**SHORT PROBLEM:** Every line from the top of the records through the line containing "from matplotlib.ticker import" should be retyped exactly; the pictures should not.

**DATA IN THIS EXERCISE:**
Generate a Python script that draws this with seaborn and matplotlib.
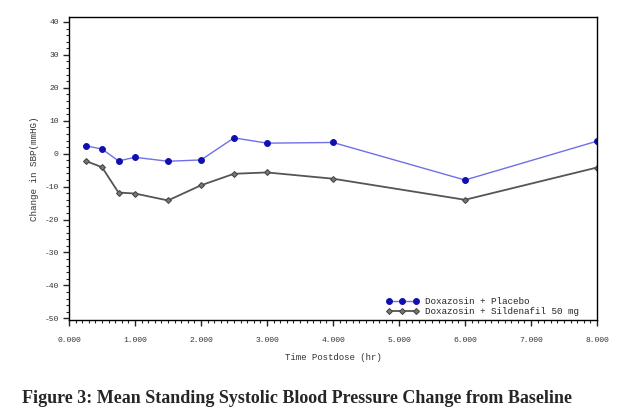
import numpy as np
import pandas as pd
import seaborn as sns
from matplotlib import pyplot as plt
from matplotlib.ticker import MultipleLocator, FormatStrFormatter

# ore dopo la dose
time_hr = [0.25, 0.5, 0.75, 1.0, 1.5, 2.0, 2.5, 3.0, 4.0, 6.0, 8.0]
# variazione media della SBP
placebo = [2.4, 1.4, -2.2, -1.1, -2.3, -1.9, 4.8, 3.2, 3.4, -8.0, 3.8]
sildenafil = [-2.2, -4.1, -11.8, -12.1, -14.2, -9.6, -6.1, -5.7, -7.6, -14.0, -4.2]
series_names = ["Doxazosin + Placebo", "Doxazosin + Sildenafil 50 mg"]

df = pd.DataFrame({
    "time": time_hr * 2,
    "sbp": placebo + sildenafil,
    "group": [series_names[0]] * len(time_hr) + [series_names[1]] * len(time_hr),
})

sns.set_style("white")
plt.rcParams["font.family"] = ["Liberation Mono", "DejaVu Sans"]

fig = plt.figure(figsize=(6.23, 4.15), dpi=100)
ax = fig.add_axes([69 / 623, 1 - 320 / 415, (597 - 69) / 623, (320 - 17) / 415])

sub = df[df.group == series_names[0]]
sns.lineplot(data=sub, x="time", y="sbp", ax=ax, color="#7070e8", lw=1.0,
             marker="o", markersize=4.2, markerfacecolor="#1010b0",
             markeredgecolor="#1010b0", label=series_names[0])
sub = df[df.group == series_names[1]]
sns.lineplot(data=sub, x="time", y="sbp", ax=ax, color="#555555", lw=1.3,
             marker="D", markersize=3, markerfacecolor="#777777",
             markeredgecolor="#444444", label=series_names[1])

ax.set_xlim(0, 8)
ax.set_ylim(-50.5, 41.5)
ax.xaxis.set_major_locator(MultipleLocator(1))
ax.xaxis.set_minor_locator(MultipleLocator(0.1))
ax.yaxis.set_major_locator(MultipleLocator(10))
ax.yaxis.set_minor_locator(MultipleLocator(2))
ax.xaxis.set_major_formatter(FormatStrFormatter("%.3f"))
ax.yaxis.set_major_formatter(FormatStrFormatter("%d"))
ax.tick_params(axis="both", which="major", direction="out", length=4, width=1,
               labelsize=5.8, labelcolor="#333333", left=True, bottom=True)
ax.tick_params(axis="x", which="major", pad=8)
ax.tick_params(axis="both", which="minor", direction="out", length=2.5, width=0.8,
               left=True, bottom=True)
for s in ax.spines.values():
    s.set_color("black")
    s.set_linewidth(1.0)

ax.set_xlabel("Time Postdose (hr)", fontsize=6.5, color="#333333", labelpad=7)
ax.set_ylabel("Change in SBP(mmHG)", fontsize=6.7, color="#333333", labelpad=4)

leg = ax.legend(loc="lower left", bbox_to_anchor=(0.60, 0.012), fontsize=6.7,
                numpoints=3, handlelength=3.5, frameon=False, borderpad=0,
                labelspacing=0.1, handletextpad=0.75, borderaxespad=0.0)

fig.text(0.035, 1 - 398 / 415, "Figure 3: Mean Standing Systolic Blood Pressure Change from Baseline",
         family="Liberation Serif", fontweight="bold", fontsize=13, va="center", ha="left")

fig.savefig("out.png", dpi=100)
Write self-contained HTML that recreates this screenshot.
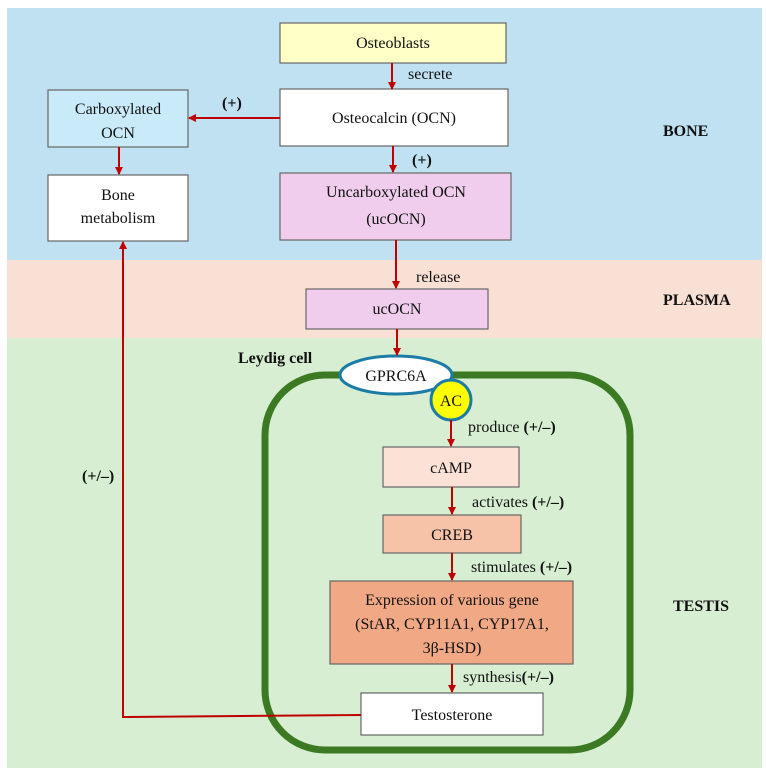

**RESULT FOR THIS EXERCISE:**
Generate a Python script that draws this with seaborn and matplotlib.
import numpy as np
import pandas as pd
import seaborn as sns
from matplotlib import pyplot as plt
from matplotlib.ticker import MultipleLocator, FormatStrFormatter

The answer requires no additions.